If I had the opportunity to celebrate the milestones in my childs life, I would have actively participated and been honored to do so.


ask & I will answer
Rating
I'm adopted, and I love my adopted family, I relize that it is best this way, because i'm in a better home, but I see my real parents at christmas and my birthday and I love it, & kinda reasures me that they do love me, and that they're sorry they couldn't have me as a child, and i've got to know my real parents, and I love them to death.

so the answer is yes, i love celebrating my birthday with my real paretns!


kateiskate
As an adoptee I would have treasured being able to be able to spend my birthday with the person who gave me life.

I still would.
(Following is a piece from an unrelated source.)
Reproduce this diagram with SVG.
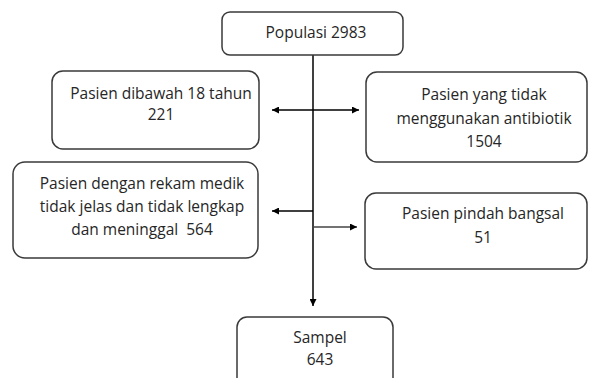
<svg xmlns="http://www.w3.org/2000/svg" width="589" height="378" viewBox="0 0 589 378">
<defs>
<marker id="ah" viewBox="0 0 10 10" refX="10" refY="5" markerWidth="9" markerHeight="7" markerUnits="userSpaceOnUse" orient="auto-start-reverse">
<path d="M0,0 L10,5 L0,10 Z" fill="#000"/>
</marker>
<style>
.box{fill:#fff;stroke:#3a3a3a;stroke-width:1.5}
.t{font-family:"Open Sans","Noto Sans",sans-serif;font-size:15.5px;fill:#262626;text-anchor:middle}
.c{stroke:#000;stroke-width:1.5;fill:none}
</style>
</defs>
<rect width="589" height="378" fill="#fff"/>
<g id="connectors">
<line class="c" x1="313" y1="55" x2="313" y2="306" marker-end="url(#ah)"/>
<line class="c" x1="272" y1="110" x2="359" y2="110" marker-start="url(#ah)" marker-end="url(#ah)"/>
<line class="c" x1="313" y1="211" x2="272" y2="211" marker-end="url(#ah)"/>
<line class="c" x1="313" y1="227" x2="357" y2="227" marker-end="url(#ah)" style="stroke:#444"/>
</g>
<g id="populasi">
<rect class="box" x="222" y="12" width="181" height="43" rx="8"/>
<text class="t" x="316" y="38">Populasi 2983</text>
</g>
<g id="dibawah18">
<rect class="box" x="52" y="71" width="207" height="78" rx="11"/>
<text class="t" x="161" y="99">Pasien dibawah 18 tahun</text>
<text class="t" x="161" y="120">221</text>
</g>
<g id="tidakantibiotik">
<rect class="box" x="366" y="72" width="221" height="90" rx="11"/>
<text class="t" x="484" y="100">Pasien yang tidak</text>
<text class="t" x="484" y="124">menggunakan antibiotik</text>
<text class="t" x="484" y="147">1504</text>
</g>
<g id="rekammedik">
<rect class="box" x="13" y="162" width="245" height="96" rx="12"/>
<text class="t" x="142" y="189">Pasien dengan rekam medik</text>
<text class="t" x="142" y="212">tidak jelas dan tidak lengkap</text>
<text class="t" x="142" y="235">dan meninggal&#160; 564</text>
</g>
<g id="pindahbangsal">
<rect class="box" x="365" y="193" width="222" height="76" rx="11"/>
<text class="t" x="483" y="219">Pasien pindah bangsal</text>
<text class="t" x="483" y="243">51</text>
</g>
<g id="sampel">
<rect class="box" x="237" y="317" width="156" height="80" rx="10"/>
<text class="t" x="320" y="343">Sampel</text>
<text class="t" x="320" y="365">643</text>
</g>
</svg>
That would mean more to me than any gift I could ever be given.


Randy B
For me, I had my parents there for my on birthdays and such. They were the parents that adopted me but they were and are my parents. As for anyone else, I never had them there, never missed them being there so I doubt it would have made a difference for me.


cantstopLinnyG
Rating
I would have loved having them there to celebrate with me. It would have been really nice to share my special occasions with ALL of my family together.
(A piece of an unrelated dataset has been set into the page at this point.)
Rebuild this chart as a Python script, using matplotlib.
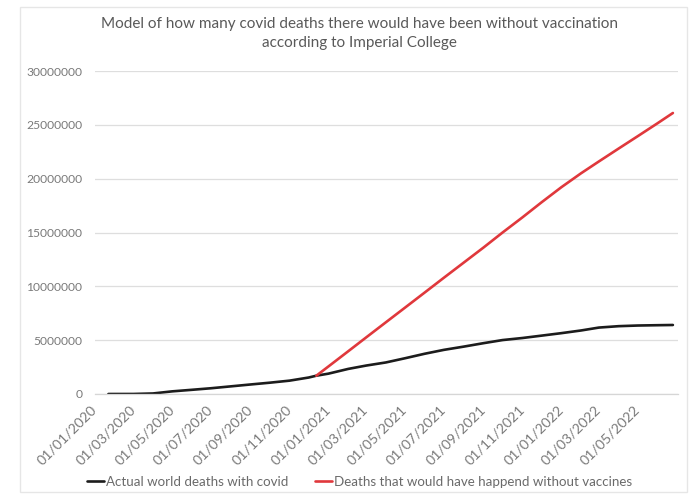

Being an adoptee from the closed BSE, I felt like my birthday WAS ignored by my natural parents. I now know that was not the case.


Leah
Rating
I have never met my parents and I don't know who they are. I would have loved it if I could have had contact with them, even if it was something small like birthdays etc. But I'm afraid to find them, because I'm afraid they won't love me.


Sly
I have done a lot of thinking about this, since my son was lost to adoption during the EMS/BSE and the concept of being around the periphery of his life growing up was so foreign to me that I couldn't quite get a grip on it. I can only equate it to non-custodial fathers. They want to be involved in all aspects of their children's lives, but as time goes by, and the children live with another man who fills their shoes, it is increasingly painful to watch and only be around and involved on the odd weekend. It is less painful to just sort of ease on out, I think. I cannot imagine the pain of a mother who is involved in a detached way with her child, watching it grow from the outside, seeing another woman taking her place. To me that seems the most exquisite form of torture imaginable. I can not imagine being in that position. I don't think that I could endure it. Trying to imagine myself in that place is just too painful.


Maureen
Rating
My sister adopted all of her children. She invited their birthparents to join in on family celebrations. Two of the birthmothers did attend birthday parties, graduations, first communions, etc. One of them attended so often that she almost felt like one of the extended family. I don't know whether they brought gifts or not...

The third child, the one who's birthparents did not want to be involved, went through some hard times dealing with that. She's an adult, now and, I think, has come to accept her birthparents for who they are, faults and all, and has come to simply appreciate the good that is in her life. But, I don't doubt that she still feels a little rejected from time to time.